[START Supplied information]

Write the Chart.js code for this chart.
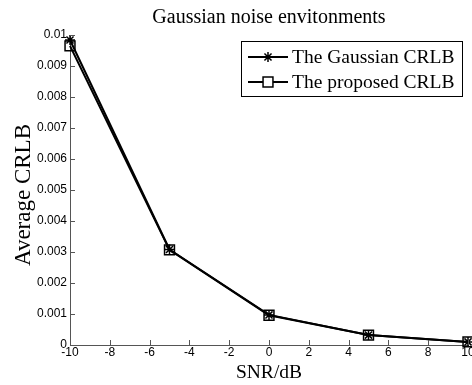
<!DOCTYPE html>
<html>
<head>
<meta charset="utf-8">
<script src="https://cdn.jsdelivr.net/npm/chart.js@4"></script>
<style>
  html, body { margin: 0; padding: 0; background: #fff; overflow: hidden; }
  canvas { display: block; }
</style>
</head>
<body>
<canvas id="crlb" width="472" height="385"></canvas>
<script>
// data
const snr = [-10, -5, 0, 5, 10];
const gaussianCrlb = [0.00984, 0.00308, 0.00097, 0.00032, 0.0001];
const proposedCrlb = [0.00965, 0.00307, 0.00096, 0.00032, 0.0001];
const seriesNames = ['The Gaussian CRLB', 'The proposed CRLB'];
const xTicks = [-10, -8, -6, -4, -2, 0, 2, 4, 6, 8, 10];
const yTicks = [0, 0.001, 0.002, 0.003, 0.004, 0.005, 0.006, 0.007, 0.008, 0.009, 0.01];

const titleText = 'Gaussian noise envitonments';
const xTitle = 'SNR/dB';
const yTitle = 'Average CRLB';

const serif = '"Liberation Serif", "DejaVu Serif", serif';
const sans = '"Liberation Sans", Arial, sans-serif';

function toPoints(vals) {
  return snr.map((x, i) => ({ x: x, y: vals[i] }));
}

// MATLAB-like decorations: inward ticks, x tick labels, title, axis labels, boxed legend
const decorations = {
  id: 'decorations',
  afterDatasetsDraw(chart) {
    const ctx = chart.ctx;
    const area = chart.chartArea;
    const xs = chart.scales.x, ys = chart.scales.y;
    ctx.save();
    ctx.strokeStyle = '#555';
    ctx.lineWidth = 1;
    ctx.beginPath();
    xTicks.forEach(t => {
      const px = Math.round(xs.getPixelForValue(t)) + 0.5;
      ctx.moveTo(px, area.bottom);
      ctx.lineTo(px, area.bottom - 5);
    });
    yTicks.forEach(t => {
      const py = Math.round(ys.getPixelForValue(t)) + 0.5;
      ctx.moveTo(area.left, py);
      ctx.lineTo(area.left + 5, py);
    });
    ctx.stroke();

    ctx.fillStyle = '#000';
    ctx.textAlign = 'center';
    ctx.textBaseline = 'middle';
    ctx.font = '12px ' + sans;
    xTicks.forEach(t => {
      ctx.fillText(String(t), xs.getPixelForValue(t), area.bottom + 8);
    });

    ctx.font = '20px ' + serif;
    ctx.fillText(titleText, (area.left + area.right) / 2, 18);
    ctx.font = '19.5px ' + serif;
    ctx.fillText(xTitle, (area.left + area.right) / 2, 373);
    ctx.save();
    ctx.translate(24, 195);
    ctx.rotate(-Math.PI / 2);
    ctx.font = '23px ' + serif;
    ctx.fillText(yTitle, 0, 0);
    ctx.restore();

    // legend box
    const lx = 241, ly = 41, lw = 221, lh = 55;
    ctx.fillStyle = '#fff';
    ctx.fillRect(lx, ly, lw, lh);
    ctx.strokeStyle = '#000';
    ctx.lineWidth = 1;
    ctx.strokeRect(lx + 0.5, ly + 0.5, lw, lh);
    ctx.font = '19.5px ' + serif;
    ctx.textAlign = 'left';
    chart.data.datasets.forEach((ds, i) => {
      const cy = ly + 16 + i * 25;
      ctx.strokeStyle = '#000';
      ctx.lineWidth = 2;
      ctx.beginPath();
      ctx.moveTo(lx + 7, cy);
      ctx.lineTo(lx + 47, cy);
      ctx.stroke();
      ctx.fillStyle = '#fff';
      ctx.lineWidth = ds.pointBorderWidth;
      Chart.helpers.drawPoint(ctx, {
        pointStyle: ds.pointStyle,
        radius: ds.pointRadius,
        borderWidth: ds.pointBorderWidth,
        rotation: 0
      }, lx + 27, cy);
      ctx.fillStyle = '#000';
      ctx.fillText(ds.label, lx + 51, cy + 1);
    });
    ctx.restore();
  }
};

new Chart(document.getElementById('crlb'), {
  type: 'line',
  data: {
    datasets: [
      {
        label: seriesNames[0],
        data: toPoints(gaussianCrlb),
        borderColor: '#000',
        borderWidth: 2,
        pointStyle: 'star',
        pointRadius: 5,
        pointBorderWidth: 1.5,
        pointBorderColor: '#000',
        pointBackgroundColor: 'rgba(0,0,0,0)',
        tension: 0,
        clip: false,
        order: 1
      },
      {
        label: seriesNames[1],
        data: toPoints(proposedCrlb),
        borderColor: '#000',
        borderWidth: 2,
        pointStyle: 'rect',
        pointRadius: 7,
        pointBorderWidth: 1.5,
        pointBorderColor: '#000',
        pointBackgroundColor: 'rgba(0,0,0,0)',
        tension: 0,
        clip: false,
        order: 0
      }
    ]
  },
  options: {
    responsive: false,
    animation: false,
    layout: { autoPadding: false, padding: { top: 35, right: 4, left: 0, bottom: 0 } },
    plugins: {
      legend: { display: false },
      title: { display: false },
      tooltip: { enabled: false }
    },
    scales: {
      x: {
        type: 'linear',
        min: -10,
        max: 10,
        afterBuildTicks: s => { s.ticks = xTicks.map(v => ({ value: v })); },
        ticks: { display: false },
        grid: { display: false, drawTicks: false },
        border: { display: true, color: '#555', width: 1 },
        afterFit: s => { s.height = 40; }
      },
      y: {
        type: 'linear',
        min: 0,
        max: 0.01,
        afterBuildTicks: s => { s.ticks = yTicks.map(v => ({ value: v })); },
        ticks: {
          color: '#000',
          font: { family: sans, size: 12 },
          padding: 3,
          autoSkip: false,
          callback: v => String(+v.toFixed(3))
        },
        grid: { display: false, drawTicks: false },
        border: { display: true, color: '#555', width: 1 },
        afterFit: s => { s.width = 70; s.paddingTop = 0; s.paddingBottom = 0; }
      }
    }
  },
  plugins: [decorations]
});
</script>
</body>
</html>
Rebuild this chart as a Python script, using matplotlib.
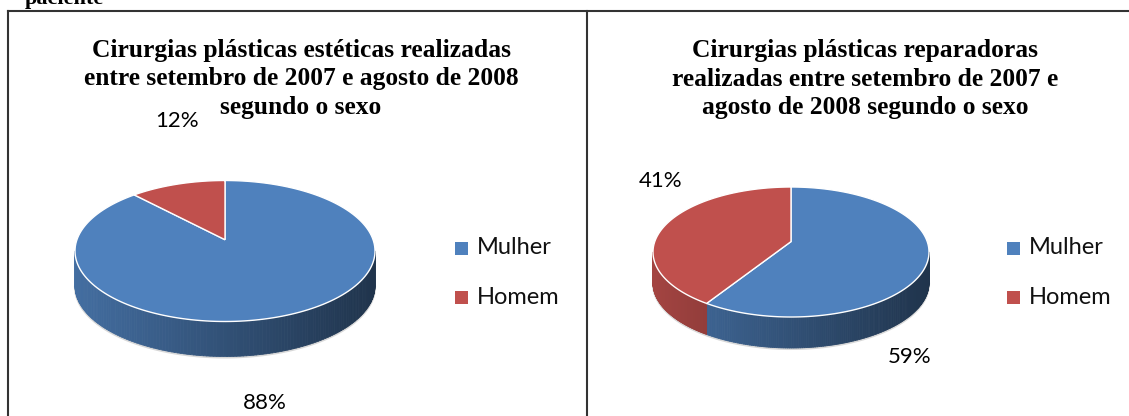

[END Supplied information]

The task: Output the entries above exactly. Drop the pictures.

Exercise result:
Write the Chart.js code for this chart.
<!DOCTYPE html>
<html>
<head>
<meta charset="utf-8">
<script src="https://cdn.jsdelivr.net/npm/chart.js@4"></script>
<style>
  html, body { margin: 0; padding: 0; background: #fff; overflow: hidden; }
  canvas { display: block; }
</style>
</head>
<body>
<canvas id="crlb" width="472" height="385"></canvas>
<script>
// data
const snr = [-10, -5, 0, 5, 10];
const gaussianCrlb = [0.00984, 0.00308, 0.00097, 0.00032, 0.0001];
const proposedCrlb = [0.00965, 0.00307, 0.00096, 0.00032, 0.0001];
const seriesNames = ['The Gaussian CRLB', 'The proposed CRLB'];
const xTicks = [-10, -8, -6, -4, -2, 0, 2, 4, 6, 8, 10];
const yTicks = [0, 0.001, 0.002, 0.003, 0.004, 0.005, 0.006, 0.007, 0.008, 0.009, 0.01];

const titleText = 'Gaussian noise envitonments';
const xTitle = 'SNR/dB';
const yTitle = 'Average CRLB';

const serif = '"Liberation Serif", "DejaVu Serif", serif';
const sans = '"Liberation Sans", Arial, sans-serif';

function toPoints(vals) {
  return snr.map((x, i) => ({ x: x, y: vals[i] }));
}

// MATLAB-like decorations: inward ticks, x tick labels, title, axis labels, boxed legend
const decorations = {
  id: 'decorations',
  afterDatasetsDraw(chart) {
    const ctx = chart.ctx;
    const area = chart.chartArea;
    const xs = chart.scales.x, ys = chart.scales.y;
    ctx.save();
    ctx.strokeStyle = '#555';
    ctx.lineWidth = 1;
    ctx.beginPath();
    xTicks.forEach(t => {
      const px = Math.round(xs.getPixelForValue(t)) + 0.5;
      ctx.moveTo(px, area.bottom);
      ctx.lineTo(px, area.bottom - 5);
    });
    yTicks.forEach(t => {
      const py = Math.round(ys.getPixelForValue(t)) + 0.5;
      ctx.moveTo(area.left, py);
      ctx.lineTo(area.left + 5, py);
    });
    ctx.stroke();

    ctx.fillStyle = '#000';
    ctx.textAlign = 'center';
    ctx.textBaseline = 'middle';
    ctx.font = '12px ' + sans;
    xTicks.forEach(t => {
      ctx.fillText(String(t), xs.getPixelForValue(t), area.bottom + 8);
    });

    ctx.font = '20px ' + serif;
    ctx.fillText(titleText, (area.left + area.right) / 2, 18);
    ctx.font = '19.5px ' + serif;
    ctx.fillText(xTitle, (area.left + area.right) / 2, 373);
    ctx.save();
    ctx.translate(24, 195);
    ctx.rotate(-Math.PI / 2);
    ctx.font = '23px ' + serif;
    ctx.fillText(yTitle, 0, 0);
    ctx.restore();

    // legend box
    const lx = 241, ly = 41, lw = 221, lh = 55;
    ctx.fillStyle = '#fff';
    ctx.fillRect(lx, ly, lw, lh);
    ctx.strokeStyle = '#000';
    ctx.lineWidth = 1;
    ctx.strokeRect(lx + 0.5, ly + 0.5, lw, lh);
    ctx.font = '19.5px ' + serif;
    ctx.textAlign = 'left';
    chart.data.datasets.forEach((ds, i) => {
      const cy = ly + 16 + i * 25;
      ctx.strokeStyle = '#000';
      ctx.lineWidth = 2;
      ctx.beginPath();
      ctx.moveTo(lx + 7, cy);
      ctx.lineTo(lx + 47, cy);
      ctx.stroke();
      ctx.fillStyle = '#fff';
      ctx.lineWidth = ds.pointBorderWidth;
      Chart.helpers.drawPoint(ctx, {
        pointStyle: ds.pointStyle,
        radius: ds.pointRadius,
        borderWidth: ds.pointBorderWidth,
        rotation: 0
      }, lx + 27, cy);
      ctx.fillStyle = '#000';
      ctx.fillText(ds.label, lx + 51, cy + 1);
    });
    ctx.restore();
  }
};

new Chart(document.getElementById('crlb'), {
  type: 'line',
  data: {
    datasets: [
      {
        label: seriesNames[0],
        data: toPoints(gaussianCrlb),
        borderColor: '#000',
        borderWidth: 2,
        pointStyle: 'star',
        pointRadius: 5,
        pointBorderWidth: 1.5,
        pointBorderColor: '#000',
        pointBackgroundColor: 'rgba(0,0,0,0)',
        tension: 0,
        clip: false,
        order: 1
      },
      {
        label: seriesNames[1],
        data: toPoints(proposedCrlb),
        borderColor: '#000',
        borderWidth: 2,
        pointStyle: 'rect',
        pointRadius: 7,
        pointBorderWidth: 1.5,
        pointBorderColor: '#000',
        pointBackgroundColor: 'rgba(0,0,0,0)',
        tension: 0,
        clip: false,
        order: 0
      }
    ]
  },
  options: {
    responsive: false,
    animation: false,
    layout: { autoPadding: false, padding: { top: 35, right: 4, left: 0, bottom: 0 } },
    plugins: {
      legend: { display: false },
      title: { display: false },
      tooltip: { enabled: false }
    },
    scales: {
      x: {
        type: 'linear',
        min: -10,
        max: 10,
        afterBuildTicks: s => { s.ticks = xTicks.map(v => ({ value: v })); },
        ticks: { display: false },
        grid: { display: false, drawTicks: false },
        border: { display: true, color: '#555', width: 1 },
        afterFit: s => { s.height = 40; }
      },
      y: {
        type: 'linear',
        min: 0,
        max: 0.01,
        afterBuildTicks: s => { s.ticks = yTicks.map(v => ({ value: v })); },
        ticks: {
          color: '#000',
          font: { family: sans, size: 12 },
          padding: 3,
          autoSkip: false,
          callback: v => String(+v.toFixed(3))
        },
        grid: { display: false, drawTicks: false },
        border: { display: true, color: '#555', width: 1 },
        afterFit: s => { s.width = 70; s.paddingTop = 0; s.paddingBottom = 0; }
      }
    }
  },
  plugins: [decorations]
});
</script>
</body>
</html>
Rebuild this chart as a Python script, using matplotlib.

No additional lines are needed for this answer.